For the $(a)$ part simply take \[ f(x)= \left\{ \begin{array}{ll} 0 & x \in \mathbb{R}-\mathbb{Q} \\ 1 & x\in \mathbb{Q}\\ \end{array} \right. \]It is easy to prove that this function is not differentiable in any point $x\in \mathbb{R}$. To show that it indeed works, take $g\equiv 0$ and the sequence \[a_n=\frac{1}{n}, \forall n\ge 1\]If $x$ is not rational, neither is $x+a_n$ and if $x$ is rational, so is $x+a_n$ which means that $f(x)=f(x+a_n)$ for any $n$. Therefore \[\lim_{n \to \infty} \frac{f(x + a_n) - f(x)}{a_n}=0=g'(x)\] For the $(b)$ part I will use the following lemma, which overkills this problem: Lemma: If $(a_n)_{n \geq 1}$ is a sequence of positive real numbers that converges to $0$, then the set \[A=\{ka_n\mid k\in \mathbb{Z}, n\in \mathbb{N^{\star}}\}\]is dense in $\mathbb{R}$. This result is not hard to prove since one can simply take two values $a$ and $b$ in $\mathbb{R}$ and specifically find the convenient $k$ and $n$ such that $a<ka_n<b$. Returning to our problem, consider the function \[h(x)=g(x)-f(x)\]Clearly, $h$ is continuous. Anyways, the given relation translates to \[ \lim_{n \to \infty} \frac{h(x + a_n) - h(x)}{a_n}=0\]It is easy to prove inductively that \[ \lim_{n \to \infty} \frac{h(x + ka_n) - h(x)}{ka_n}=0\]for any $k\in \mathbb{Z}$. Fix some random $x,y\in \mathbb{R}$. According to our lemma, there exists a sequence $(c_n)_{n \geq 1}\subset A$ so that \[\lim_{n \to \infty} c_n=y-x\]Plugging this in our previous observation gives us \[0=\lim_{n \to \infty} \frac{h(x + c_n) - h(x)}{c_n}=\frac{h(y)-h(x)}{y-x}\]because of $h$'s continuity. Since $x$ and $y$ have been chosen arbitrarily, it means that $h$ is constant and the conclusion follows immediately.

Congrats !

The solution above is wrong. Formally what you would have is that for any $k\in\mathbb{N}$ and $\varepsilon>0$ there exists $n_{k,\varepsilon}$ s.t. $\left|\frac{h(x+ka_n)-h(x)}{ka_n}\right|<\varepsilon$ for all $n>n_{k,\varepsilon}$. To get your claim you would want this convergence to be uniform in $k$, i.e. make $n_{k,\varepsilon}$ not dependent on $k$. This needs a big justification, and it is the entire reason this problem is nontrivial. Hope the professors didn't fall for it.
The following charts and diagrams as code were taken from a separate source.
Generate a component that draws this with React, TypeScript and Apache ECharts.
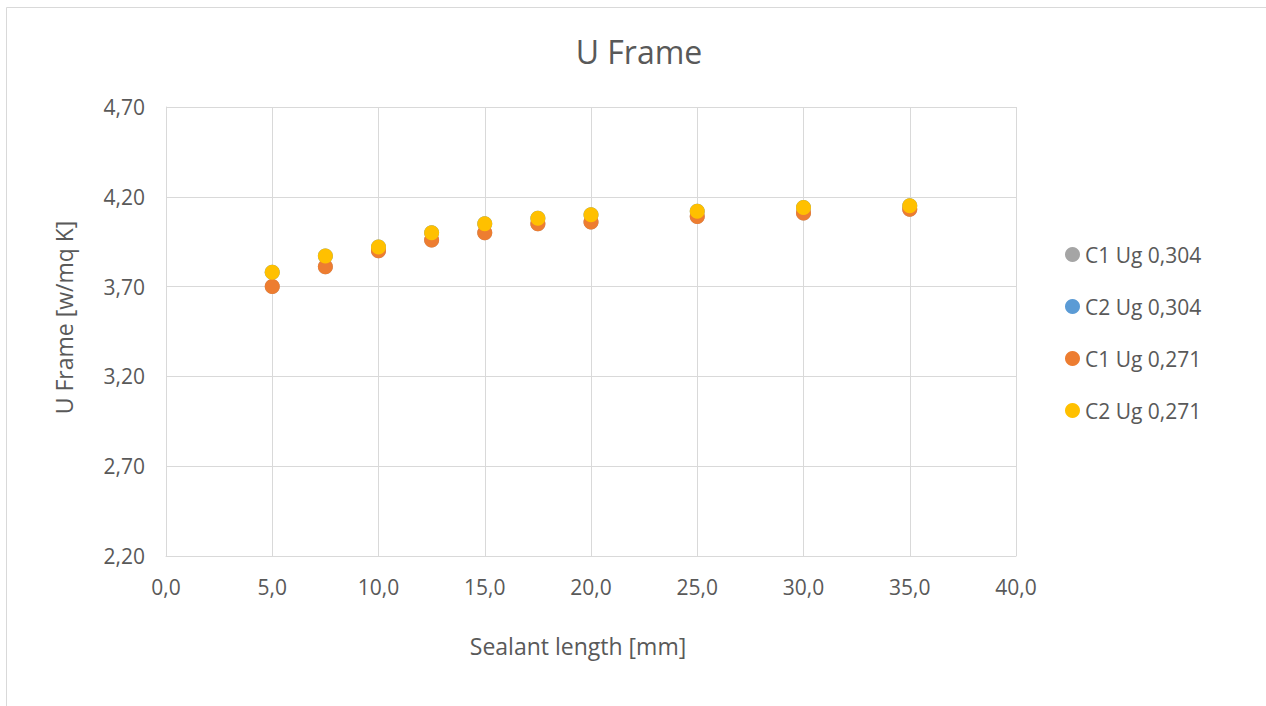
import React, { useEffect, useRef } from "react";
import * as echarts from "echarts";

const sealantLength = [5, 7.5, 10, 12.5, 15, 17.5, 20, 25, 30, 35];
const c1Ug304 = [3.70, 3.81, 3.90, 3.96, 4.00, 4.05, 4.06, 4.09, 4.11, 4.13];
const c2Ug304 = [3.78, 3.87, 3.92, 4.00, 4.05, 4.08, 4.10, 4.12, 4.14, 4.15];
const c1Ug271 = [3.70, 3.81, 3.90, 3.96, 4.00, 4.05, 4.06, 4.09, 4.11, 4.13];
const c2Ug271 = [3.78, 3.87, 3.92, 4.00, 4.05, 4.08, 4.10, 4.12, 4.14, 4.15];
const seriesNames = ["C1 Ug 0,304", "C2 Ug 0,304", "C1 Ug 0,271", "C2 Ug 0,271"];
const seriesColors = ["#A5A5A5", "#5B9BD5", "#ED7D31", "#FFC000"];
const seriesValues = [c1Ug304, c2Ug304, c1Ug271, c2Ug271];

const FONT = "Open Sans";
const TXT = "#595959";

export default function App() {
  const ref = useRef<HTMLDivElement>(null);
  useEffect(() => {
    document.body.style.margin = "0";
    const chart = echarts.init(ref.current!, null, { renderer: "svg" });
    chart.setOption({
      animation: false,
      backgroundColor: "#fff",
      textStyle: { fontFamily: FONT },
      title: {
        text: "U Frame",
        left: 634,
        textAlign: "center",
        top: 30,
        textStyle: { fontFamily: FONT, fontSize: 32, fontWeight: "normal", color: TXT },
      },
      graphic: [
        {
          type: "rect",
          shape: { x: 6.5, y: 7.5, width: 1400, height: 800 },
          style: { fill: "none", stroke: "#D9D9D9", lineWidth: 1 },
          silent: true,
        },
      ],
      legend: {
        orient: "vertical",
        left: 1060,
        top: 239,
        itemWidth: 15,
        itemHeight: 15,
        itemGap: 31,
        icon: "circle",
        textStyle: { fontFamily: FONT, fontSize: 21, color: TXT },
        data: seriesNames,
      },
      grid: { left: 166, top: 107, width: 850, height: 449, containLabel: false },
      xAxis: {
        type: "value",
        min: 0,
        max: 40,
        interval: 5,
        name: "Sealant length [mm]",
        nameLocation: "middle",
        nameGap: 78,
        nameTextStyle: { fontFamily: FONT, fontSize: 23, color: TXT, padding: [0, 26, 0, 0] },
        axisLine: { show: true, lineStyle: { color: "#D9D9D9", width: 1 } },
        axisTick: { show: false },
        axisLabel: {
          fontFamily: FONT,
          fontSize: 21,
          color: TXT,
          margin: 20,
          formatter: (v: number) => v.toFixed(1).replace(".", ","),
        },
        splitLine: { show: true, lineStyle: { color: "#D9D9D9", width: 1 } },
      },
      yAxis: {
        type: "value",
        min: 2.2,
        max: 4.7,
        interval: 0.5,
        name: "U Frame [w/mq K]",
        nameLocation: "middle",
        nameGap: 91,
        nameTextStyle: { fontFamily: FONT, fontSize: 23, color: TXT, padding: [0, 0, 0, 28] },
        axisLine: { show: true, lineStyle: { color: "#D9D9D9", width: 1 } },
        axisTick: { show: false },
        axisLabel: {
          fontFamily: FONT,
          fontSize: 21,
          color: TXT,
          margin: 21,
          formatter: (v: number) => v.toFixed(2).replace(".", ","),
        },
        splitLine: { show: true, lineStyle: { color: "#D9D9D9", width: 1 } },
      },
      series: seriesNames.map((name, i) => ({
        name,
        type: "scatter",
        symbol: "circle",
        symbolSize: 15,
        itemStyle: { color: seriesColors[i], opacity: 1 },
        data: sealantLength.map((x, j) => [x, seriesValues[i][j]]),
      })),
    });
    return () => chart.dispose();
  }, []);
  return <div ref={ref} style={{ width: 1266, height: 706 }} />;
}
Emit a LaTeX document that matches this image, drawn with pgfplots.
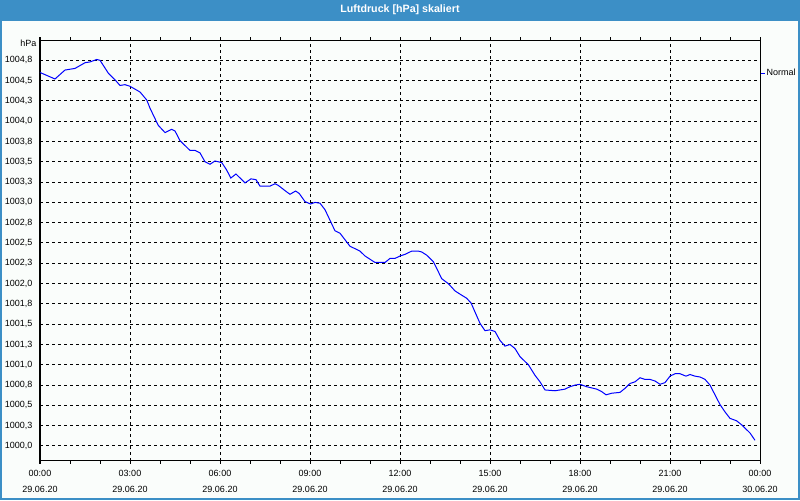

DanDumitrescu wrote: We consider a function $f:\mathbb{R} \rightarrow \mathbb{R}$ for which there exist a differentiable function $g : \mathbb{R} \rightarrow \mathbb{R}$ and exist a sequence $(a_n)_{n \geq 1}$ of real positive numbers, convergent to $0,$ such that \[ g'(x) = \lim_{n \to \infty} \frac{f(x + a_n) - f(x)}{a_n}, \forall x \in \mathbb{R}. \] a) Give an example of such a function f that is not differentiable at any point $x \in \mathbb{R}.$ Isn't the Weierstrauss Function an example of such a function f? b) Show that if $f$ is continuous on $\mathbb{R}$, then $f$ is differentiable on $\mathbb{R}.$

It seems that the solution I gave below doesn't actually work. However I think it's still possible to give a solution based on the density idea.